The Limits of Human Observation
There is a gritty reality to these photos that the public often misses. They aren't the polished, color-corrected masterpieces produced by the James Webb Space Telescope. They are raw, often grainy, and filled with the harsh contrasts of a vacuum. This is what space actually looks like. It is not a glowing nebula; it is a dark, unforgiving expanse where light is a rare commodity.
The Artemis II crew reported that the Earth looked "fragile" against the shadow. That isn't just poetic observation. It is a technical reality. The Earth’s atmosphere is a thin, glowing line of blue that barely registers against the darkness. Seeing Mars in that same field of view puts the "thinness" of our existence into a terrifyingly clear perspective.
The Navigation Crisis
As more private companies like SpaceX and Blue Origin head toward the moon, the lunar orbit is becoming crowded. We are reaching a point where "visual flight rules" might actually matter in space. Capturing the eclipse and Mars simultaneously helps in the development of Automated Optical Navigation (OpNav).

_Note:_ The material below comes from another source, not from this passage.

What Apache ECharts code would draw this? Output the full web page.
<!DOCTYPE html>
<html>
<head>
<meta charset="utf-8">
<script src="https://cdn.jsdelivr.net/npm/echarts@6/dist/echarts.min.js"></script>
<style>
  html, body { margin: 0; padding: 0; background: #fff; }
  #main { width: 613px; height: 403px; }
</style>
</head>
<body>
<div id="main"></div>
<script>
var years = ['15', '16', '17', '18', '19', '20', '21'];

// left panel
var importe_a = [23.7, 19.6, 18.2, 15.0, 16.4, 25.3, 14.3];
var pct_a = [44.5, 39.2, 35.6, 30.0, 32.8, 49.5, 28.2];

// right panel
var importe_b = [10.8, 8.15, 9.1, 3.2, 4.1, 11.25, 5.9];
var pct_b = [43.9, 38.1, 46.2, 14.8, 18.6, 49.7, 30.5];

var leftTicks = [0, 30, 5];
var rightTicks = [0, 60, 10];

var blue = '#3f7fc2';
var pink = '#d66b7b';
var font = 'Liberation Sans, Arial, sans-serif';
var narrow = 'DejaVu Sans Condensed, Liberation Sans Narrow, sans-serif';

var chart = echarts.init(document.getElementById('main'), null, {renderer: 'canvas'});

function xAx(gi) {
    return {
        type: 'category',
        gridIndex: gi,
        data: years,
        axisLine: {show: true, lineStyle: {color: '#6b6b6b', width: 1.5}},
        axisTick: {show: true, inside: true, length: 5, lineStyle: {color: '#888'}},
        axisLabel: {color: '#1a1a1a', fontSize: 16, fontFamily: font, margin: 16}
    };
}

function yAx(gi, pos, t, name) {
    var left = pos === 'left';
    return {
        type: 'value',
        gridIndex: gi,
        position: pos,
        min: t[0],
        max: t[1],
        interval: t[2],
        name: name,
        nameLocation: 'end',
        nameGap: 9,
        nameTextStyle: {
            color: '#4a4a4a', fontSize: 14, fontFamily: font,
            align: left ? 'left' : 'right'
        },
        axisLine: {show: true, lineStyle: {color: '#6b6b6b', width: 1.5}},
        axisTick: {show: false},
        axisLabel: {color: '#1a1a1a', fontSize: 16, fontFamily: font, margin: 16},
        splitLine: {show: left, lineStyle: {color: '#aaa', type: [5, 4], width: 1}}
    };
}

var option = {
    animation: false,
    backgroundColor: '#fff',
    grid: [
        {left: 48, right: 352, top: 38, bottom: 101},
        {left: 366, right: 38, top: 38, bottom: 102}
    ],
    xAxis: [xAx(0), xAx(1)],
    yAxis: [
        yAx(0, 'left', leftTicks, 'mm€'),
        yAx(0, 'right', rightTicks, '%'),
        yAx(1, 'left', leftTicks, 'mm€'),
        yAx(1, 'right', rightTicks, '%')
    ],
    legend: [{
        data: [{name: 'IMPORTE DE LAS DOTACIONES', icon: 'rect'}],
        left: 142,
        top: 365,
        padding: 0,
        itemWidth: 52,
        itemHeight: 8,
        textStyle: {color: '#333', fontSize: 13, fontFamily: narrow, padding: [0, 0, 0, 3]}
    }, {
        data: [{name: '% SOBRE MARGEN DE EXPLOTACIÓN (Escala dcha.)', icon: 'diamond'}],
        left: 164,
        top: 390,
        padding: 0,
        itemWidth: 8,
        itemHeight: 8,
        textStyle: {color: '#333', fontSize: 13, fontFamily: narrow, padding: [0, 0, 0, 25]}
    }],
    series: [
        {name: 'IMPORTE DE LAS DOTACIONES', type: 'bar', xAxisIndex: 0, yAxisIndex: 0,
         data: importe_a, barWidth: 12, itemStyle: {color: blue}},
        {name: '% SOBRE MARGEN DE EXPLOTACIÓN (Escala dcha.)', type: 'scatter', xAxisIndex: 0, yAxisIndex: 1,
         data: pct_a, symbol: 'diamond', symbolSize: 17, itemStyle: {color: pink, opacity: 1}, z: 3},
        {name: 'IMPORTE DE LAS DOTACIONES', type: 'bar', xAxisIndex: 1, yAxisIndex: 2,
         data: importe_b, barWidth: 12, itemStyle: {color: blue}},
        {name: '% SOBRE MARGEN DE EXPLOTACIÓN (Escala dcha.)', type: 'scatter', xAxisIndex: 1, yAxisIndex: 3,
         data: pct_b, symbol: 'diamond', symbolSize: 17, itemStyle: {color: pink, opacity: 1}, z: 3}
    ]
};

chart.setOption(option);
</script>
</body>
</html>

Current missions rely on ground-based tracking. We bounce pings off the ship to know where it is. But as we move toward Mars, that round-trip for a signal can take 20 minutes. A ship needs to look at the stars, the moon, and the planets and calculate its own position in real-time. The Artemis II images are being fed into machine-learning algorithms to teach future ships how to "see" their way home without human intervention.
The Problem with Space Dust
One factor rarely discussed in these "hero shots" is the degradation of the lenses. Every time a thruster fires or a micrometeoroid hits the hull, the optical clarity of the external cameras drops. The eclipse photo showed remarkable clarity, suggesting that the Orion’s protective measures—like recessed lens housings—are working. Over a long-duration mission to Mars, however, these lenses will eventually become pitted and cloudy.
The Artemis crew has to manually clean internal windows and check the health of the external sensors. It is a blue-collar job in a high-tech environment. The success of the eclipse capture proves that the maintenance schedules are holding up under the stress of a trans-lunar injection.
Beyond the PR Machine
Critics often argue that these missions are too expensive and that we could send robots for a fraction of the cost. While true, a robot lacks the "opportunistic intuition" of a human pilot. The decision to frame Mars in the eclipse shot was a choice made by a person recognizing a moment of alignment that a pre-programmed sensor might have ignored in favor of its primary data set.
Humans bring a level of sensory processing that silicon still cannot match. We can adjust for glare, shift focus, and anticipate the "feel" of a shot in ways that capture the true environment of the lunar far side. This image is a document of human presence in a place that is fundamentally hostile to life.
The mission is now entering its final phase, focusing on the heat shield's integrity for re-entry. But the data gathered during those few seconds of alignment will be analyzed for years. It isn't just a postcard from the abyss. It is a roadmap for the next decade of exploration. We are no longer just looking at the moon; we are using it as a lens to see the rest of the solar system.
The sheer difficulty of keeping a camera functioning, a human breathing, and a spacecraft pointed in the right direction while hurtling at thousands of miles per hour cannot be overstated. Space isn't getting any easier; we are just getting better at surviving it. The Artemis II eclipse photo is the definitive proof of that hard-won competence. The next time we see Mars in a frame like this, it won't be from a window in lunar orbit. It will be from the surface of the Red Planet itself, looking back at a distant, tiny blue dot.
Keep the lenses clean. The distance is only getting longer.